Traveling has always been something that I turned to in time of need.  I always felt a sense of tranquility at the airport watching each person glide past my horizon of sight.  Sitting down in that overused airline seat that had the feel of your grandmother’s oldest, stiffest, upholstered chair somehow felt inviting to me.  It was a discomfort that became comforting.  The only way I can think of to explain it is by relating it to running… Yes, running.  When you first begin a regimen of daily running, your body starts to rebel against this new mobile activity.  The next day your muscles ache and the farthest thing from your mind is to don your running shoes once again to go for a jog.  But, once you have developed your routine, you crave the soreness.  Just a little soreness, not the debilitating kind.  A little soreness to let you savor the progress you are making.  This is the way I felt about an airline seat.  It is crazy, I know, but we all have an oddity that comforts our soul.

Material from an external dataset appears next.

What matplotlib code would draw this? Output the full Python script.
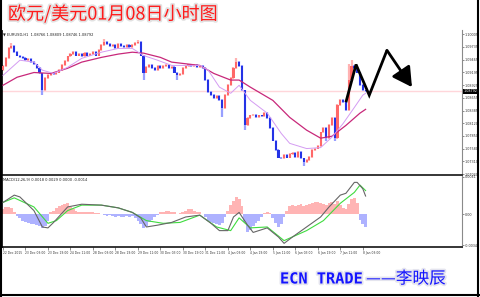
import matplotlib
matplotlib.use("Agg")
import matplotlib.pyplot as plt
import matplotlib.patheffects as pe
import matplotlib.transforms as mtransforms
from matplotlib.lines import Line2D

# EURUSD, 2-hour steps, 22 Dec 2015 .. 8 Jan 2016
close = [
    1.0932, 1.0949, 1.0970, 1.0975, 1.0962, 1.0955, 1.0951, 1.0949, 1.0945, 1.0947,
    1.0941, 1.0936, 1.0928, 1.0917, 1.0881, 1.0907, 1.0913, 1.0917, 1.0915, 1.0919,
    1.0924, 1.0934, 1.0943, 1.0953, 1.0958, 1.0962, 1.0955, 1.0958, 1.0953, 1.0960,
    1.0955, 1.0958, 1.0962, 1.0955, 1.0966, 1.0977, 1.0983, 1.0979, 1.0975, 1.0977,
    1.0970, 1.0979, 1.0975, 1.0972, 1.0977, 1.0972, 1.0977, 1.0981, 1.0983, 1.0955,
    1.0919, 1.0930, 1.0934, 1.0928, 1.0924, 1.0932, 1.0928, 1.0932, 1.0934, 1.0928,
    1.0930, 1.0919, 1.0913, 1.0915, 1.0928, 1.0932, 1.0936, 1.0932, 1.0934, 1.0930,
    1.0932, 1.0928, 1.0903, 1.0877, 1.0871, 1.0864, 1.0869, 1.0860, 1.0843, 1.0871,
    1.0892, 1.0907, 1.0928, 1.0941, 1.0932, 1.0881, 1.0807, 1.0822, 1.0828, 1.0830,
    1.0824, 1.0828, 1.0826, 1.0833, 1.0822, 1.0801, 1.0775, 1.0754, 1.0739, 1.0737,
    1.0744, 1.0739, 1.0746, 1.0748, 1.0741, 1.0750, 1.0737, 1.0729, 1.0733, 1.0741,
    1.0754, 1.0758, 1.0763, 1.0792, 1.0801, 1.0780, 1.0807, 1.0822, 1.0780, 1.0850,
    1.0860, 1.0856, 1.0839, 1.0903, 1.0932, 1.0928, 1.0919, 1.0892, 1.0881, 1.0879,
]
first_open = 1.0925
spike_hi = {3: 1.0981, 36: 1.0990, 48: 1.0988, 83: 1.0949, 123: 1.0936, 124: 1.0945}
spike_lo = {14: 1.0871, 50: 1.0903, 62: 1.0903, 78: 1.0824, 86: 1.0797,
            107: 1.0720, 115: 1.0775, 118: 1.0775}

ma_fast_idx = [0, 6, 11, 14, 18, 23, 28, 35, 41, 46, 50, 55, 60, 70, 73, 77, 81, 84,
               88, 94, 99, 102, 108, 113, 117, 121, 125, 128, 129]
ma_fast = [1.0913, 1.0945, 1.0941, 1.0924, 1.0917, 1.0930, 1.0949, 1.0962, 1.0970,
           1.0970, 1.0955, 1.0945, 1.0934, 1.0934, 1.0924, 1.0888, 1.0875, 1.0892,
           1.0860, 1.0833, 1.0790, 1.0769, 1.0758, 1.0760, 1.0782, 1.0811, 1.0845,
           1.0871, 1.0875]
ma_slow_idx = [0, 5, 11, 17, 23, 28, 35, 41, 46, 50, 56, 60, 70, 75, 81, 84, 88, 96,
               102, 108, 113, 117, 122, 127, 129]
ma_slow = [1.0892, 1.0909, 1.0919, 1.0917, 1.0928, 1.0941, 1.0951, 1.0958, 1.0962,
           1.0960, 1.0951, 1.0941, 1.0934, 1.0917, 1.0903, 1.0903, 1.0888, 1.0860,
           1.0824, 1.0797, 1.0780, 1.0784, 1.0807, 1.0833, 1.0841]
last_price = 1.08792

hist = [
    0.0006, 0.0008, 0.0008, 0.0007, 0.0003, -0.0002, -0.0004, -0.0007, -0.0009, -0.0010,
    -0.0011, -0.0011, -0.0012, -0.0013, -0.0015, -0.0013, -0.0007, 0.0002, 0.0004, 0.0007,
    0.0009, 0.0010, 0.0011, 0.0012, 0.0008, 0.0006, 0.0004, 0.0003, 0.0003, 0.0002,
    0.0003, 0.0002, 0.0002, 0.0001, 0.0001, 0.0000, -0.0001, -0.0002, -0.0001, -0.0002,
    -0.0003, -0.0002, -0.0003, -0.0003, -0.0002, -0.0003, -0.0002, -0.0004, -0.0007, -0.0011,
    -0.0015, -0.0013, -0.0009, -0.0006, -0.0003, -0.0001, 0.0002, 0.0003, 0.0004, 0.0004,
    0.0003, 0.0002, 0.0000, 0.0001, 0.0003, 0.0004, 0.0006, 0.0006, 0.0004, 0.0003,
    0.0002, 0.0000, -0.0003, -0.0007, -0.0009, -0.0010, -0.0011, -0.0012, -0.0010, -0.0003,
    0.0004, 0.0010, 0.0015, 0.0019, 0.0017, 0.0009, -0.0009, -0.0020, -0.0017, -0.0013,
    -0.0010, -0.0007, -0.0003, 0.0001, 0.0002, 0.0001, -0.0004, -0.0010, -0.0014, -0.0011,
    -0.0003, 0.0004, 0.0009, 0.0010, 0.0009, 0.0010, 0.0011, 0.0009, 0.0010, 0.0011,
    0.0012, 0.0013, 0.0013, 0.0012, 0.0011, 0.0010, 0.0012, 0.0013, 0.0011, 0.0014,
    0.0010, 0.0007, 0.0006, 0.0011, 0.0017, 0.0018, 0.0012, -0.0006, -0.0011, -0.0014,
]
macd_idx = [0, 4, 6, 11, 14, 16, 18, 23, 28, 35, 41, 46, 49, 51, 55, 60, 65, 70, 74,
            77, 80, 82, 84, 87, 89, 94, 98, 100, 103, 108, 113, 116, 120, 122, 125,
            126, 128, 129]
macd_line = [0.0013, 0.0021, 0.0019, 0.0004, -0.0014, -0.0015, -0.0009, 0.0008,
             0.0011, 0.0010, 0.0007, 0.0002, -0.0004, -0.0014, -0.0012, -0.0009,
             -0.0003, -0.0001, -0.0010, -0.0018, -0.0018, -0.0003, 0.0002, -0.0012,
             -0.0020, -0.0015, -0.0025, -0.0032, -0.0025, -0.0014, -0.0003, 0.0008,
             0.0021, 0.0023, 0.0035, 0.0035, 0.0028, 0.0020]
sig_idx = [0, 4, 11, 16, 19, 23, 28, 35, 41, 46, 51, 57, 63, 70, 76, 81, 84, 88, 94,
           100, 108, 114, 120, 125, 127, 129]
sig_line = [0.0013, 0.0018, 0.0008, -0.0010, -0.0007, 0.0004, 0.0010, 0.0010,
            0.0007, 0.0002, -0.0007, -0.0010, -0.0009, -0.0001, -0.0014, -0.0018,
            -0.0004, -0.0015, -0.0014, -0.0029, -0.0018, -0.0007, 0.0012, 0.0024,
            0.0032, 0.0026]

price_ticks = [1.10005, 1.09735, 1.09465, 1.09195, 1.08925, 1.08655,
               1.08385, 1.08120, 1.07850, 1.07580, 1.07310, 1.07040]
macd_ticks = [0.0041, 0.0, -0.0034]
macd_tick_labels = ["0.0041", "0.00", "-0.0034"]
time_pos = list(range(0, 129, 8))
time_labels = ["22 Dec 2015", "23 Dec 03:00", "23 Dec 19:00", "24 Dec 11:00",
               "28 Dec 03:00", "28 Dec 19:00", "29 Dec 11:00", "30 Dec 03:00",
               "30 Dec 19:00", "31 Dec 11:00", "4 Jan 03:00", "4 Jan 19:00",
               "5 Jan 11:00", "6 Jan 03:00", "6 Jan 19:00", "7 Jan 11:00",
               "8 Jan 03:00"]

# hand-drawn forecast zigzag
zig_x = [122.0, 125.6, 130.3, 136.6, 145.5]
zig_y = [1.0856, 1.0936, 1.0871, 1.0966, 1.0888]

W, H = 480, 297
fig = plt.figure(figsize=(W / 100, H / 100), dpi=100)
fig.patch.set_facecolor("white")

ax1 = fig.add_axes([2 / W, 1 - 175 / H, 460 / W, 145 / H])
ax2 = fig.add_axes([2 / W, 1 - 247 / H, 460 / W, 71 / H], sharex=ax1)

# candles
opens = [first_open] + close[:-1]
xs = list(range(len(close)))
body_col, wick_col, bottoms, heights, his, los = [], [], [], [], [], []
for i, (o, c) in enumerate(zip(opens, close)):
    up = c >= o
    body_col.append("#ff6868" if up else "#2433e6")
    wick_col.append("#ffb2b2" if up else "#98a0ff")
    bottoms.append(min(o, c))
    heights.append(max(abs(c - o), 0.0001))
    his.append(spike_hi.get(i, max(o, c) + 0.0002))
    los.append(spike_lo.get(i, min(o, c) - 0.0002))

ax1.axhline(last_price, color="#ffd6da", lw=1.0, zorder=0)
ax1.vlines(xs, los, his, colors=wick_col, lw=1.6, zorder=2)
ax1.bar(xs, heights, bottom=bottoms, width=0.75, color=body_col, linewidth=0, zorder=3)
ax1.plot(ma_slow_idx, ma_slow, color="#c8287a", lw=0.9, zorder=4)
ax1.plot(ma_fast_idx, ma_fast, color="#d49cf2", lw=0.7, zorder=4)

ax1.plot(zig_x[:-1], zig_y[:-1], color="black", lw=2.0, zorder=6,
         solid_joinstyle="miter", solid_capstyle="butt")
ax1.annotate("", xy=(zig_x[-1], zig_y[-1]), xytext=(zig_x[-2], zig_y[-2]),
             arrowprops=dict(arrowstyle="-|>,head_length=0.9,head_width=0.5",
                             lw=2.0, color="black", mutation_scale=13,
                             shrinkA=0, shrinkB=0),
             zorder=6)

ax1.set_xlim(-0.36, 163.3)
ax1.set_ylim(1.0702, 1.1009)
ax1.yaxis.tick_right()
ax1.set_yticks(price_ticks)
ax1.set_yticklabels([f"{v:.5f}" for v in price_ticks])
ax1.tick_params(axis="y", labelsize=2.4, length=1.2, width=0.4, pad=0.6,
                colors="#333333")
ax1.tick_params(axis="x", bottom=False, labelbottom=False)

trans = mtransforms.blended_transform_factory(ax1.transAxes, ax1.transData)
ax1.text(1.003, last_price, f"{last_price:.5f}", transform=trans, fontsize=2.4,
         color="white", va="center", ha="left",
         bbox=dict(facecolor="black", edgecolor="none", pad=0.3))
ax1.text(0.003, 0.985, "\u25bc EURUSD,H1  1.08766 1.08809 1.08746 1.08792",
         transform=ax1.transAxes, fontsize=2.6, va="top", ha="left", color="#222222")

# MACD window
hist_col = ["#ffb4b4" if v >= 0 else "#aeb2ff" for v in hist]
ax2.bar(xs, hist, width=1.0, color=hist_col, linewidth=0, zorder=1)
ax2.plot(macd_idx, macd_line, color="#666666", lw=0.8, zorder=3)
ax2.plot(sig_idx, sig_line, color="#3fdc3f", lw=0.8, zorder=2)
ax2.set_ylim(-0.0036, 0.0042)
ax2.yaxis.tick_right()
ax2.set_yticks(macd_ticks)
ax2.set_yticklabels(macd_tick_labels)
ax2.tick_params(axis="y", labelsize=2.4, length=1.2, width=0.4, pad=0.6,
                colors="#333333")
ax2.set_xticks(time_pos)
ax2.set_xticklabels(time_labels)
ax2.tick_params(axis="x", labelsize=2.2, length=2, width=0.4, pad=0.8,
                colors="#333333")
for lbl in ax2.get_xticklabels():
    lbl.set_horizontalalignment("left")
ax2.text(0.003, 0.975, "MACD(12,26,9) 0.0018 0.0029 0.0000 -0.0014",
         transform=ax2.transAxes, fontsize=2.6, va="top", ha="left", color="#222222")

for ax in (ax1, ax2):
    ax.spines["top"].set_visible(False)
    ax.spines["left"].set_color("black")
    ax.spines["left"].set_linewidth(0.6)
    ax.spines["right"].set_color("#8a8a8a")
    ax.spines["right"].set_linewidth(0.8)
    ax.spines["bottom"].set_color("black")
    ax.spines["bottom"].set_linewidth(1.1)
    ax.set_facecolor("white")

# titles
fig.text(8 / W, 1 - 14 / H, "欧元/美元01月08日小时图",
         family=["Noto Sans CJK SC", "DejaVu Sans"], fontsize=13, color="#ff1a1a",
         va="center", ha="left",
         path_effects=[pe.withStroke(linewidth=2.5, foreground="#e2e2e2")])
glow = [pe.withStroke(linewidth=2.5, foreground="#e4e4ee")]
fig.text(280 / W, 1 - 279 / H, "ECN TRADE", family=["DejaVu Sans Mono"],
         fontsize=11, fontweight="bold", color="#1414ff", va="center", ha="left",
         path_effects=glow)
fig.text(366 / W, 1 - 279 / H, "——李映辰", family=["Noto Sans CJK SC", "DejaVu Sans"],
         fontsize=12, color="#1414ff", va="center", ha="left", path_effects=glow)

# frame around the picture
for xa, ya in (([0.5 / W, 0.5 / W], [0, 1]),
               ([1 - 2 / W, 1 - 2 / W], [0, 1]),
               ([0, 1], [2 / H, 2 / H])):
    fig.add_artist(Line2D(xa, ya, transform=fig.transFigure, color="black", lw=1.5))

fig.savefig("out.png", dpi=100)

However, this trip was different.  I reclined in seat number 23E and my anxiety was still there.  I popped on my earbuds to play a few electronic lounge hits in order to drown out this annoyance.  The trick had no success.  I was on my way to Sao Paulo, Brasil to meet a girl I had met online almost a year ago.  When I bought the ticket I had no worries whatsoever.  But, once again, being in the face of fire the anxiety rolled back in.  The whole flight was uneventful… Movie, water, soda, food, bathroom, movie, game, book, food,water…  Suddenly, I felt the plane make its descent and the intercom chirped on with the pilot requesting for everyone to secure their tray tables, fasten their seat belts, and prepare for landing.  The adrenaline started pumping through my body and I began to rehearse a few lines of dialogue in my head to amuse the girl when I was face to face with her for the first time.  I started walking towards customs and saw a long line.  Relief flowed over me.  I had bought myself 30 more minutes.  I felt like a kid trying to work up the courage to ask a girl in his class to dance at the first dance of the year.  As soon as I emerged from the security gate, I saw one of the most beautiful girls I have ever laid eyes on.  She had a green dress, tan skin, long dark hair, and the widest smile.  I felt comfortable in a matter of seconds as she grabbed my hand to direct us to a small restaurant in the airport.

I have always been enthralled with exploring different nooks and spots in a variety of cities all over the globe where I feel like I have truly discovered tranquility.  International travel has always taken me to places of discovery but, she is the most incredible find of all my discoveries.  It took one year for us to meet, but it was worth every month, day, hour, minute, second that I had waited.  We traveled together for 10 days through her city of São Paulo and ventured over to Guarujá to swim in the ocean.

I visited her again during Easter.  She visited me in the summer and again during Christmas.  I recently returned to be with her during Carnaval in São Paulo.  Looking back over the past two years it seems as if everything has gone so smoothly.  Yes, in the beginning it was very hard to pursue a long distance relationship such as this one.  But when you find love, everything seems possible.  We are now engaged and looking forward to being together forever.  Travel helped me find the love of my life.